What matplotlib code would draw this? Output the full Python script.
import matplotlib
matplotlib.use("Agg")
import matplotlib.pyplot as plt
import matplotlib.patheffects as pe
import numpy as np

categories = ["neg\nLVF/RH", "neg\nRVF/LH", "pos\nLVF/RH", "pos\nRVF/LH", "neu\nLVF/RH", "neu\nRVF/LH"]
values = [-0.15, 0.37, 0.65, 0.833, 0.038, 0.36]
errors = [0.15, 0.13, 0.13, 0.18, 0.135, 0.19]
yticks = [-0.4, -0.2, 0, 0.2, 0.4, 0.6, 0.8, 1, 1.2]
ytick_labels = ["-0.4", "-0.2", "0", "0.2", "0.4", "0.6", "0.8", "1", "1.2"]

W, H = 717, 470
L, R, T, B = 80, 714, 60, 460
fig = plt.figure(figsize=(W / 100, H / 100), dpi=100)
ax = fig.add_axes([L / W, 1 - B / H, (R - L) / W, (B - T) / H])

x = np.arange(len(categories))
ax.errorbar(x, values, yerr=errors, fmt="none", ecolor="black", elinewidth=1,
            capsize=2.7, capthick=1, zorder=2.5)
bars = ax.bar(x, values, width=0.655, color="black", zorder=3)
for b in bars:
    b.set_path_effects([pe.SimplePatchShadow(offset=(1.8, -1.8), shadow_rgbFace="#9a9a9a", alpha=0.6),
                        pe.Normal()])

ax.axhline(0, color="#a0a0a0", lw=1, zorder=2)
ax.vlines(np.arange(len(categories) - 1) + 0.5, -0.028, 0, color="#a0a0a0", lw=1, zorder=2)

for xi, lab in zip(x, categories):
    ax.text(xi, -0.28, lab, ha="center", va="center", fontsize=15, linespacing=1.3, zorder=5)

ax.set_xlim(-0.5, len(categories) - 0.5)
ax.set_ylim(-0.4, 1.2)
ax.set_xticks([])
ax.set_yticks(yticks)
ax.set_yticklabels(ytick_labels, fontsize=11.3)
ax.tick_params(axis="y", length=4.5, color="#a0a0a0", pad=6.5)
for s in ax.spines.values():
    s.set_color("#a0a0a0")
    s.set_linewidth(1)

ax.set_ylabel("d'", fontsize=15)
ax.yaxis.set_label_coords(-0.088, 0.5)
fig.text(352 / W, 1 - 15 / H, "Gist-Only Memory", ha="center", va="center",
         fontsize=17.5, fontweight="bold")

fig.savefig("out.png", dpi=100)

--

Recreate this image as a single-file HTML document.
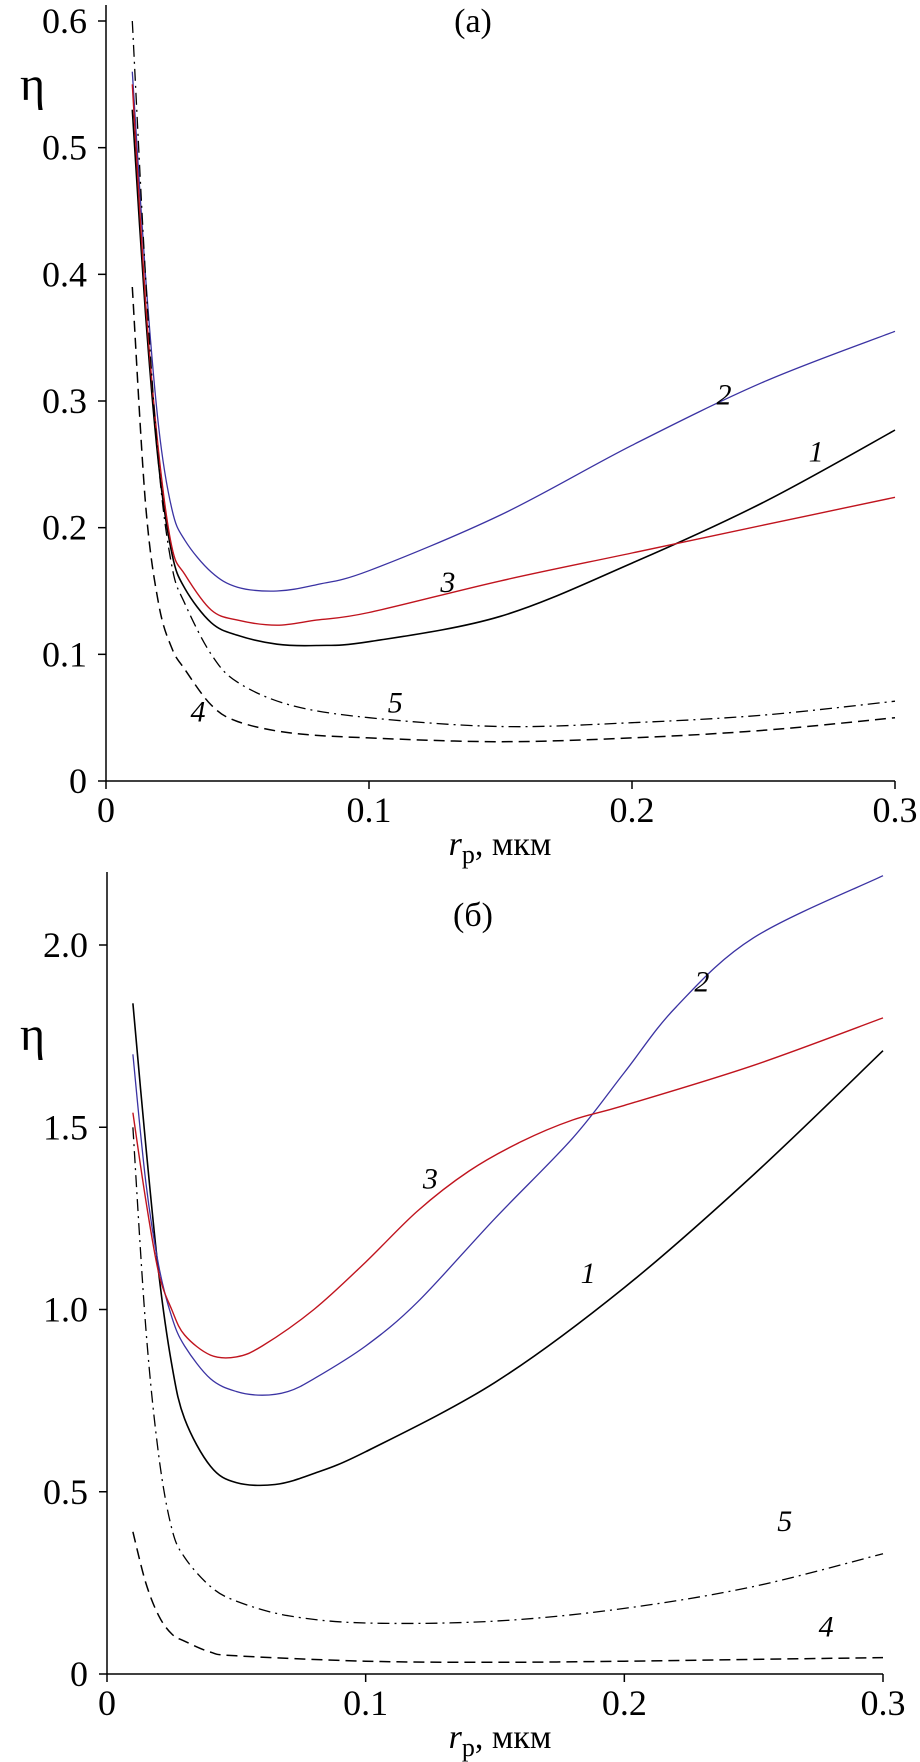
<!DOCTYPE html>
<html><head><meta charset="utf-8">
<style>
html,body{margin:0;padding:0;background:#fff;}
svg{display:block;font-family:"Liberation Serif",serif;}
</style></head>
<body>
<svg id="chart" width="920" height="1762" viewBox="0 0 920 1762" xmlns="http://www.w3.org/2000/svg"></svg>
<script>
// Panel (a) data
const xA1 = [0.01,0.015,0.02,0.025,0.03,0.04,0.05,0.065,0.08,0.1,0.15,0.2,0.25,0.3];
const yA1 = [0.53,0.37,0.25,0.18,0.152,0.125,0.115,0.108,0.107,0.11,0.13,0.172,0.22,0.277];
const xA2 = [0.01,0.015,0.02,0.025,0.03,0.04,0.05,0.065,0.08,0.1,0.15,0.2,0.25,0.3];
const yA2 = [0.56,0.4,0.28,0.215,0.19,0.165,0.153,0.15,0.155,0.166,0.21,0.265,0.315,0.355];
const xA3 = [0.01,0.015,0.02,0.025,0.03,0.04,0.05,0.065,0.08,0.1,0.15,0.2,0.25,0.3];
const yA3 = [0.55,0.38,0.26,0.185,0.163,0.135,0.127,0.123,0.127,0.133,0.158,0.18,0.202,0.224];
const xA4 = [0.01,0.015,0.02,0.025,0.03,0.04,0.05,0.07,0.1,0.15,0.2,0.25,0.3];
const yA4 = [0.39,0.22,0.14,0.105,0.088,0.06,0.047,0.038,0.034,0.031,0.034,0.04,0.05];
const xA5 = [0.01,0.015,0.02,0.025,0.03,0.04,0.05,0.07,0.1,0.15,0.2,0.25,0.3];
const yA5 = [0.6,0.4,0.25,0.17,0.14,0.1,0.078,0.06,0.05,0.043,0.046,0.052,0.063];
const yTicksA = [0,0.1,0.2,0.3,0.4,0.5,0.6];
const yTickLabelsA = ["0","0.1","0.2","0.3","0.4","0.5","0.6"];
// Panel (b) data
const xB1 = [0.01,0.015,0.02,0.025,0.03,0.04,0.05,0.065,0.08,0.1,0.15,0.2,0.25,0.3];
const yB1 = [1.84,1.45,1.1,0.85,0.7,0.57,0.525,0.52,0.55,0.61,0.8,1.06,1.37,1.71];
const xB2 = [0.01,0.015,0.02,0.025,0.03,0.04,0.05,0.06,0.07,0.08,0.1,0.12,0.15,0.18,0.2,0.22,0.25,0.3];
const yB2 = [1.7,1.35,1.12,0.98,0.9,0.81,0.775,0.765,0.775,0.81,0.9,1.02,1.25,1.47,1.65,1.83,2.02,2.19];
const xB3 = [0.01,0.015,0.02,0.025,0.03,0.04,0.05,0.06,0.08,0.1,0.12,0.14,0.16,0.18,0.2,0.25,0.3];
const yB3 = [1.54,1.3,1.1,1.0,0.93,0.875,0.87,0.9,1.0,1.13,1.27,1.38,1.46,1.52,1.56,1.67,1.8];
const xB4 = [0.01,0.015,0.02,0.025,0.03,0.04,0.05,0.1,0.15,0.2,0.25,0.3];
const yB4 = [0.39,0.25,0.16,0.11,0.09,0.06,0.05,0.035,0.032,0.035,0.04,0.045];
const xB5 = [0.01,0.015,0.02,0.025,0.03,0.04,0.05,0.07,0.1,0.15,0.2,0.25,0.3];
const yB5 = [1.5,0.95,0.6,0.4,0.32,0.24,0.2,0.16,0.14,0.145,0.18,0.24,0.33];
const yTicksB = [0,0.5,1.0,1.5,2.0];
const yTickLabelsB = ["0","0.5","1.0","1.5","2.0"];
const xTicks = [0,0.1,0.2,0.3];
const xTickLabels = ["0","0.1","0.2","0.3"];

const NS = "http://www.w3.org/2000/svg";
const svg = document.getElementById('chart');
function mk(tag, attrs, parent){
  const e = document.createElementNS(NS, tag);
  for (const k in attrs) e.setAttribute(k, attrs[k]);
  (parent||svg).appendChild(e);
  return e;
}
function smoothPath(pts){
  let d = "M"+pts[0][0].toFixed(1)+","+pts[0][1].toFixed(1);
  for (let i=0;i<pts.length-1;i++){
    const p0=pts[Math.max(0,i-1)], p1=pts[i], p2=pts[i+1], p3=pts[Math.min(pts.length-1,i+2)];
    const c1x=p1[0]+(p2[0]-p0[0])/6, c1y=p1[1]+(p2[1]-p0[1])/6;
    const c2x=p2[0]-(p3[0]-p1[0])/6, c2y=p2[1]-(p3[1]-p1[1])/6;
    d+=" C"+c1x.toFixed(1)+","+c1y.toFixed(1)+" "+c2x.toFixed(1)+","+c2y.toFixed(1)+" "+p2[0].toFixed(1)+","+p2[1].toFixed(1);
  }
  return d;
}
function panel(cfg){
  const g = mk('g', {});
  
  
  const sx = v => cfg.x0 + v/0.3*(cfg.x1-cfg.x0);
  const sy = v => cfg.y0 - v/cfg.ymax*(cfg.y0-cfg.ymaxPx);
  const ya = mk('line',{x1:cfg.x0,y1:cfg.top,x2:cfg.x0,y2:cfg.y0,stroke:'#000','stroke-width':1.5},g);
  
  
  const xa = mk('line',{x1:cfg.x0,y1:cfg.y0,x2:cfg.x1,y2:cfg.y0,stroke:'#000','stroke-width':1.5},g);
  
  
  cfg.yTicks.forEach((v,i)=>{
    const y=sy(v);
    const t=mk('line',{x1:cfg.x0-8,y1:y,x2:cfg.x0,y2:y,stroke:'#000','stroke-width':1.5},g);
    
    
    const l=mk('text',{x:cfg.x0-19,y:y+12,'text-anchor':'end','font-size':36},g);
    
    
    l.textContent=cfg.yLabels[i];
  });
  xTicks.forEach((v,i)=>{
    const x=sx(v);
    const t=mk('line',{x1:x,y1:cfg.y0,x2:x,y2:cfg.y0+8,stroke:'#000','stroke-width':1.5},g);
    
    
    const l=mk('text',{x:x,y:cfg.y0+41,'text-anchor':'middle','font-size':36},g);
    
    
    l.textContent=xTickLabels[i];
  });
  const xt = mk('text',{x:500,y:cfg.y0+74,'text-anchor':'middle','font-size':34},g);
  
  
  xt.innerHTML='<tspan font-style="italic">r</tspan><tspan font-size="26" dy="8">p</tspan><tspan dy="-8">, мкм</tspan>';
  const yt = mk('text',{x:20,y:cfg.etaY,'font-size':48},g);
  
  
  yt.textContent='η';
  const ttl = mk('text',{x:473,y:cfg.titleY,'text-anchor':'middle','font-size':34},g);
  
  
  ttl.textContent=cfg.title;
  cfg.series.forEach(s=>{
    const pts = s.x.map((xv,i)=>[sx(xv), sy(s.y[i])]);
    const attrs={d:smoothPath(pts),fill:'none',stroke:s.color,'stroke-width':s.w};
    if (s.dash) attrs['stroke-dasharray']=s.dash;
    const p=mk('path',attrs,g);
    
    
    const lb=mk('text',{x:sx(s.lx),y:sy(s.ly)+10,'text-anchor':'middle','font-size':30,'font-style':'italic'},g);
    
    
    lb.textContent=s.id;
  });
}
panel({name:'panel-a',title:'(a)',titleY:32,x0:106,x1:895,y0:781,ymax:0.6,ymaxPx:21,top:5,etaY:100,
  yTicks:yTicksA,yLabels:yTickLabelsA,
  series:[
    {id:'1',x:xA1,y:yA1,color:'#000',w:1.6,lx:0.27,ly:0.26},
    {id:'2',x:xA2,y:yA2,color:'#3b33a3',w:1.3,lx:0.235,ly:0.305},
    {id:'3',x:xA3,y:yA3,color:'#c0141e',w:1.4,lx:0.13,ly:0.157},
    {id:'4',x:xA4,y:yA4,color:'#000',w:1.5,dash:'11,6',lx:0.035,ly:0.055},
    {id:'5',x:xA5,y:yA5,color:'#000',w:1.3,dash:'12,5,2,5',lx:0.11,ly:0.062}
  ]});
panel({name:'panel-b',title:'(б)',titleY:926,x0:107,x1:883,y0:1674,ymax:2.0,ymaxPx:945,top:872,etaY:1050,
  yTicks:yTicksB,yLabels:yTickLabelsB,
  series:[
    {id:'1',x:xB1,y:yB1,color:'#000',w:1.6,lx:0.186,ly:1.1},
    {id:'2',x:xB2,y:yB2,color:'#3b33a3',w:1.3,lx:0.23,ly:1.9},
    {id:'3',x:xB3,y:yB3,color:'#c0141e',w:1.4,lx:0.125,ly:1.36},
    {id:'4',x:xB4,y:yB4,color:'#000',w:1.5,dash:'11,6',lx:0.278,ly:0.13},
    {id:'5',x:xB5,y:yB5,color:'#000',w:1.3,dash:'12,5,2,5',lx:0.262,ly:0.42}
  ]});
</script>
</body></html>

● **EXERCISE DIRECTIONS**
Which lines above run from the one containing "What matplotlib code" down to the one containing "ax = fig.add_axes([L"? Repeat exactly those, both ends included, and nothing else.

● **WRITTEN SOLUTION**
What matplotlib code would draw this? Output the full Python script.
import matplotlib
matplotlib.use("Agg")
import matplotlib.pyplot as plt
import matplotlib.patheffects as pe
import numpy as np

categories = ["neg\nLVF/RH", "neg\nRVF/LH", "pos\nLVF/RH", "pos\nRVF/LH", "neu\nLVF/RH", "neu\nRVF/LH"]
values = [-0.15, 0.37, 0.65, 0.833, 0.038, 0.36]
errors = [0.15, 0.13, 0.13, 0.18, 0.135, 0.19]
yticks = [-0.4, -0.2, 0, 0.2, 0.4, 0.6, 0.8, 1, 1.2]
ytick_labels = ["-0.4", "-0.2", "0", "0.2", "0.4", "0.6", "0.8", "1", "1.2"]

W, H = 717, 470
L, R, T, B = 80, 714, 60, 460
fig = plt.figure(figsize=(W / 100, H / 100), dpi=100)
ax = fig.add_axes([L / W, 1 - B / H, (R - L) / W, (B - T) / H])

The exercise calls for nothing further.